## What you will do
Leaving out every picture, quote the data below exactly as it appears.

## Source records
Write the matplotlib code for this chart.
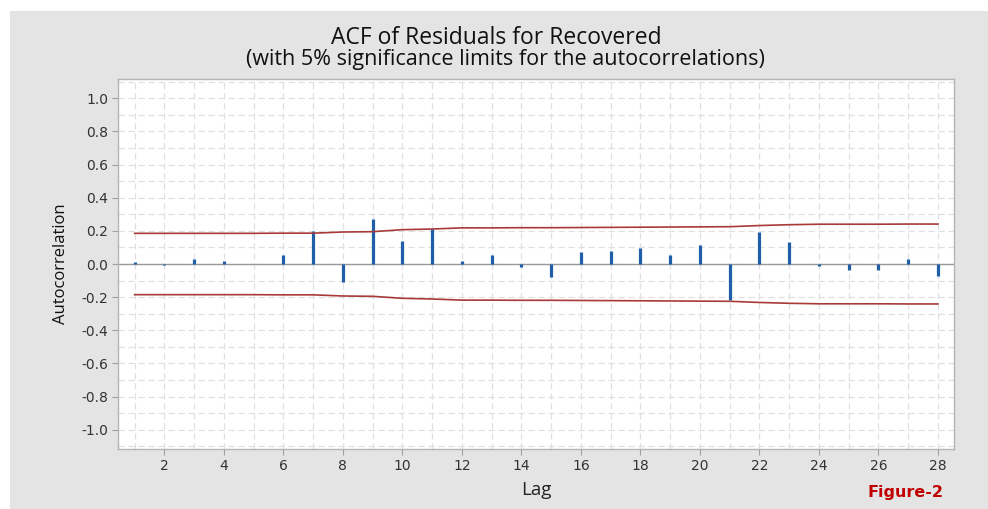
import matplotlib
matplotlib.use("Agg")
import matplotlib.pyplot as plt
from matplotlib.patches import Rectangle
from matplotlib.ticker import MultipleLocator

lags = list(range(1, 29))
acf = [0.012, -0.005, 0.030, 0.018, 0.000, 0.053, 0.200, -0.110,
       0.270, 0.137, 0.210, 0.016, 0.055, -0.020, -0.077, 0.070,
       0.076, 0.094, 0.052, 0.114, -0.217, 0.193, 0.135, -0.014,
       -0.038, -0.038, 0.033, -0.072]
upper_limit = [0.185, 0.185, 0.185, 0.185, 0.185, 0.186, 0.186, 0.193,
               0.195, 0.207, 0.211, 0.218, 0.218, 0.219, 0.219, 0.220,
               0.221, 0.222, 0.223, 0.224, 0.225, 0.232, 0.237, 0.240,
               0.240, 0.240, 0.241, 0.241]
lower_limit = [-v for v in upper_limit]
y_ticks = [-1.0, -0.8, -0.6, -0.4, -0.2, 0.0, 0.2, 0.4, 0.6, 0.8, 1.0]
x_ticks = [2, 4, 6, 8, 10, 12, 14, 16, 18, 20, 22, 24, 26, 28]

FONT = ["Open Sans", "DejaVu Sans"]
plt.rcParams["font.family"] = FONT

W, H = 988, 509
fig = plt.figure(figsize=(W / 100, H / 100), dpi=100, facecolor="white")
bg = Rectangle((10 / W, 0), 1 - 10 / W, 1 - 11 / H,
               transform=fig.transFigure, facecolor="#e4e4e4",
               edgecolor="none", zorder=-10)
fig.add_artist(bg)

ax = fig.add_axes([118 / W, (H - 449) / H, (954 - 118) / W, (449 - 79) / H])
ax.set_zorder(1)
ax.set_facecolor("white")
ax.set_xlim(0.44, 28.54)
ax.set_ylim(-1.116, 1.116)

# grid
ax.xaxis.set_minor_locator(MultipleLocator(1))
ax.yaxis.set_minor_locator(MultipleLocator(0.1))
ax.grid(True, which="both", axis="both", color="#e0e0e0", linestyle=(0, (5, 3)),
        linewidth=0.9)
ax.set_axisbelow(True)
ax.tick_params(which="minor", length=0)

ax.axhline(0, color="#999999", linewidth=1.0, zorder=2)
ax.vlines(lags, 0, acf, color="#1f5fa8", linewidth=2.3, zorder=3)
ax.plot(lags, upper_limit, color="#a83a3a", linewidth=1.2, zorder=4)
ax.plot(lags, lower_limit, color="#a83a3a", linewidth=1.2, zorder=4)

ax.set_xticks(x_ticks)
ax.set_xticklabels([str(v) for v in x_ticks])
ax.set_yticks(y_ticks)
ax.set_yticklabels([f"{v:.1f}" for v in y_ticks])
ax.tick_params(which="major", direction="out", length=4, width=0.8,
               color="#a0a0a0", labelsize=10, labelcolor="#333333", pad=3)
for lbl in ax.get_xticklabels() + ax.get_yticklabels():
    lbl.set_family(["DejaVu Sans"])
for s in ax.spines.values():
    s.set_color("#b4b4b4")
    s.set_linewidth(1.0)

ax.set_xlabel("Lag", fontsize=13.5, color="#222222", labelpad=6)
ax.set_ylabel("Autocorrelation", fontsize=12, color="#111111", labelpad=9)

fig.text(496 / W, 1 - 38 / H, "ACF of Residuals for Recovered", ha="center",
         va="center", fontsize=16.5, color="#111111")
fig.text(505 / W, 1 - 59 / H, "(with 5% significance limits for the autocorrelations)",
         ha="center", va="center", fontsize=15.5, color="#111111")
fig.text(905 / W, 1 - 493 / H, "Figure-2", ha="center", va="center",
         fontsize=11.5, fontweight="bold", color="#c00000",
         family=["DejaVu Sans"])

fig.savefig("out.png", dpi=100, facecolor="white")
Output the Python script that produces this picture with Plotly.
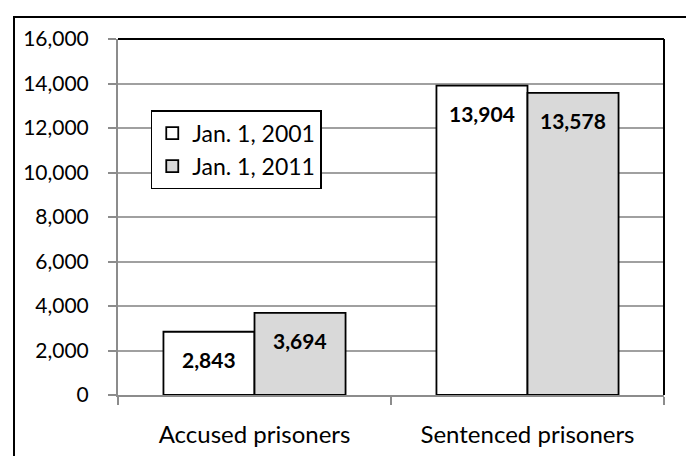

## Result of the task
Write the matplotlib code for this chart.
import matplotlib
matplotlib.use("Agg")
import matplotlib.pyplot as plt
from matplotlib.patches import Rectangle
from matplotlib.ticker import MultipleLocator

lags = list(range(1, 29))
acf = [0.012, -0.005, 0.030, 0.018, 0.000, 0.053, 0.200, -0.110,
       0.270, 0.137, 0.210, 0.016, 0.055, -0.020, -0.077, 0.070,
       0.076, 0.094, 0.052, 0.114, -0.217, 0.193, 0.135, -0.014,
       -0.038, -0.038, 0.033, -0.072]
upper_limit = [0.185, 0.185, 0.185, 0.185, 0.185, 0.186, 0.186, 0.193,
               0.195, 0.207, 0.211, 0.218, 0.218, 0.219, 0.219, 0.220,
               0.221, 0.222, 0.223, 0.224, 0.225, 0.232, 0.237, 0.240,
               0.240, 0.240, 0.241, 0.241]
lower_limit = [-v for v in upper_limit]
y_ticks = [-1.0, -0.8, -0.6, -0.4, -0.2, 0.0, 0.2, 0.4, 0.6, 0.8, 1.0]
x_ticks = [2, 4, 6, 8, 10, 12, 14, 16, 18, 20, 22, 24, 26, 28]

FONT = ["Open Sans", "DejaVu Sans"]
plt.rcParams["font.family"] = FONT

W, H = 988, 509
fig = plt.figure(figsize=(W / 100, H / 100), dpi=100, facecolor="white")
bg = Rectangle((10 / W, 0), 1 - 10 / W, 1 - 11 / H,
               transform=fig.transFigure, facecolor="#e4e4e4",
               edgecolor="none", zorder=-10)
fig.add_artist(bg)

ax = fig.add_axes([118 / W, (H - 449) / H, (954 - 118) / W, (449 - 79) / H])
ax.set_zorder(1)
ax.set_facecolor("white")
ax.set_xlim(0.44, 28.54)
ax.set_ylim(-1.116, 1.116)

# grid
ax.xaxis.set_minor_locator(MultipleLocator(1))
ax.yaxis.set_minor_locator(MultipleLocator(0.1))
ax.grid(True, which="both", axis="both", color="#e0e0e0", linestyle=(0, (5, 3)),
        linewidth=0.9)
ax.set_axisbelow(True)
ax.tick_params(which="minor", length=0)

ax.axhline(0, color="#999999", linewidth=1.0, zorder=2)
ax.vlines(lags, 0, acf, color="#1f5fa8", linewidth=2.3, zorder=3)
ax.plot(lags, upper_limit, color="#a83a3a", linewidth=1.2, zorder=4)
ax.plot(lags, lower_limit, color="#a83a3a", linewidth=1.2, zorder=4)

ax.set_xticks(x_ticks)
ax.set_xticklabels([str(v) for v in x_ticks])
ax.set_yticks(y_ticks)
ax.set_yticklabels([f"{v:.1f}" for v in y_ticks])
ax.tick_params(which="major", direction="out", length=4, width=0.8,
               color="#a0a0a0", labelsize=10, labelcolor="#333333", pad=3)
for lbl in ax.get_xticklabels() + ax.get_yticklabels():
    lbl.set_family(["DejaVu Sans"])
for s in ax.spines.values():
    s.set_color("#b4b4b4")
    s.set_linewidth(1.0)

ax.set_xlabel("Lag", fontsize=13.5, color="#222222", labelpad=6)
ax.set_ylabel("Autocorrelation", fontsize=12, color="#111111", labelpad=9)

fig.text(496 / W, 1 - 38 / H, "ACF of Residuals for Recovered", ha="center",
         va="center", fontsize=16.5, color="#111111")
fig.text(505 / W, 1 - 59 / H, "(with 5% significance limits for the autocorrelations)",
         ha="center", va="center", fontsize=15.5, color="#111111")
fig.text(905 / W, 1 - 493 / H, "Figure-2", ha="center", va="center",
         fontsize=11.5, fontweight="bold", color="#c00000",
         family=["DejaVu Sans"])

fig.savefig("out.png", dpi=100, facecolor="white")
Output the Python script that produces this picture with Plotly.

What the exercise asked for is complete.